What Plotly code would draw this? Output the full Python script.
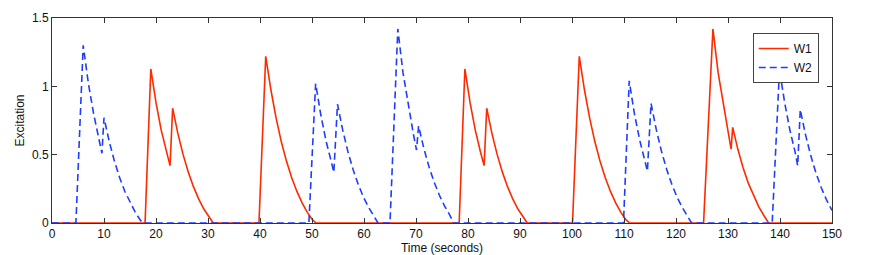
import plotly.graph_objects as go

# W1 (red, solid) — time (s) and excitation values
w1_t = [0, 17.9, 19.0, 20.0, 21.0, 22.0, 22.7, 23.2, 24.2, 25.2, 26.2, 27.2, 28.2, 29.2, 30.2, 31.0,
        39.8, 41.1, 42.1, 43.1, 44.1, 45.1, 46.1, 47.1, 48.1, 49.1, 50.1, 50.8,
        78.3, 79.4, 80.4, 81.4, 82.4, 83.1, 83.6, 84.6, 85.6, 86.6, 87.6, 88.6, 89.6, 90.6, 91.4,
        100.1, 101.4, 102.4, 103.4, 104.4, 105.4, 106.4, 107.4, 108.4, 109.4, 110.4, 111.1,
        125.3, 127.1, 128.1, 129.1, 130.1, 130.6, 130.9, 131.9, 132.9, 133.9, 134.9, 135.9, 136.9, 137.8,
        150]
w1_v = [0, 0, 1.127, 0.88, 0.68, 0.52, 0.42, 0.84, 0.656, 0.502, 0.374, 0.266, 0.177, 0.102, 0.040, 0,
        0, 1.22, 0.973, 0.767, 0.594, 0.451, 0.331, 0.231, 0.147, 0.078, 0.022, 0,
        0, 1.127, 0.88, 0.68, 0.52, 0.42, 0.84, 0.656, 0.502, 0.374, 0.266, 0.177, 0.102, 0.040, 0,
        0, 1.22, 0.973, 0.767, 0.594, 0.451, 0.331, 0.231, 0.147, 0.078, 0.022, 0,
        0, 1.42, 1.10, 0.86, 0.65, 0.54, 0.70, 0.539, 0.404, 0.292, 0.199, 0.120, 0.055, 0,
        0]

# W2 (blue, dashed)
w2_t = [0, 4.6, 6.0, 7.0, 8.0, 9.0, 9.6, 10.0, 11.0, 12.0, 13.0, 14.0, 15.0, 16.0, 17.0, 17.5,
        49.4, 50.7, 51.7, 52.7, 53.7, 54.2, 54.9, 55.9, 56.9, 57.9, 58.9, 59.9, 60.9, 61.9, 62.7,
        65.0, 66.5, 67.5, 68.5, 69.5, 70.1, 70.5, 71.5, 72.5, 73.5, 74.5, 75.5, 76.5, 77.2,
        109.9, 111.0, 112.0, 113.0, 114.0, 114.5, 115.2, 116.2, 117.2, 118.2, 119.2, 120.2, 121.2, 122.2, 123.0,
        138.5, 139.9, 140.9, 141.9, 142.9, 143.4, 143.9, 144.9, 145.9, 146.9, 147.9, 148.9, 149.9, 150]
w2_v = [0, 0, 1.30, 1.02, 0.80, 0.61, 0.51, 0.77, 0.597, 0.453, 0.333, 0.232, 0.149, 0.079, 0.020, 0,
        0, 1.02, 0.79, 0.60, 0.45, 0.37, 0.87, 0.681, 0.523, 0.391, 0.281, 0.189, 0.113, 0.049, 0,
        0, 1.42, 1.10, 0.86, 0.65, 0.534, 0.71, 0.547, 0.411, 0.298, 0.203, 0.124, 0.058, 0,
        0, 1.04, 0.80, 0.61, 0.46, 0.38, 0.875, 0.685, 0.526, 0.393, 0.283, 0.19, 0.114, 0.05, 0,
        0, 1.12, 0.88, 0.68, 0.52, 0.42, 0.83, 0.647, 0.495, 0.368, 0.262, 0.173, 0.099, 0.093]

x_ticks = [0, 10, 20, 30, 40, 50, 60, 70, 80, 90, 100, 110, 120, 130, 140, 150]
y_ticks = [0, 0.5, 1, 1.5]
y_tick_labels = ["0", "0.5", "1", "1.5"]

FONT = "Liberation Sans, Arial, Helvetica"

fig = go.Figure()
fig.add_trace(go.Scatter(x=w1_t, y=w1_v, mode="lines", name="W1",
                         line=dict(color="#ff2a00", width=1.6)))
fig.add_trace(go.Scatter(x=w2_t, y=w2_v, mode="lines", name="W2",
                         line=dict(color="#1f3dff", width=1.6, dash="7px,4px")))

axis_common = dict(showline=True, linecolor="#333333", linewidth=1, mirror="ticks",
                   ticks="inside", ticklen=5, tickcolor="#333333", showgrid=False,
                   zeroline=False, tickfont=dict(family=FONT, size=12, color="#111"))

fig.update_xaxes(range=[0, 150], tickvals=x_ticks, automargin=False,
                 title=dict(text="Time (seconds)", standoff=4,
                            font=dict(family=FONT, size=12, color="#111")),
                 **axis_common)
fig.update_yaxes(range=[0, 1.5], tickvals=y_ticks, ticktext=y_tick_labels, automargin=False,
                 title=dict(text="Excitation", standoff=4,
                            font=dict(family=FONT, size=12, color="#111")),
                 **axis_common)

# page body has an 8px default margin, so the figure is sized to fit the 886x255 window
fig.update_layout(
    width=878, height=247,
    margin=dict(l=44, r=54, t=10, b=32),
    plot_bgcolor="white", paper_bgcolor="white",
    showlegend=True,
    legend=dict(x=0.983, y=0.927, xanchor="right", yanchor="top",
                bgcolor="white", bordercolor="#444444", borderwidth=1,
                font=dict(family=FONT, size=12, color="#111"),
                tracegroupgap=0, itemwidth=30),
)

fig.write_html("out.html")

· · · · · · ·

Pictures are excluded: retype only the lines from the beginning of the listing above through the line with "import plotly.graph_objects as go", both included.

ANSWER TO THIS EXERCISE »
What Plotly code would draw this? Output the full Python script.
import plotly.graph_objects as go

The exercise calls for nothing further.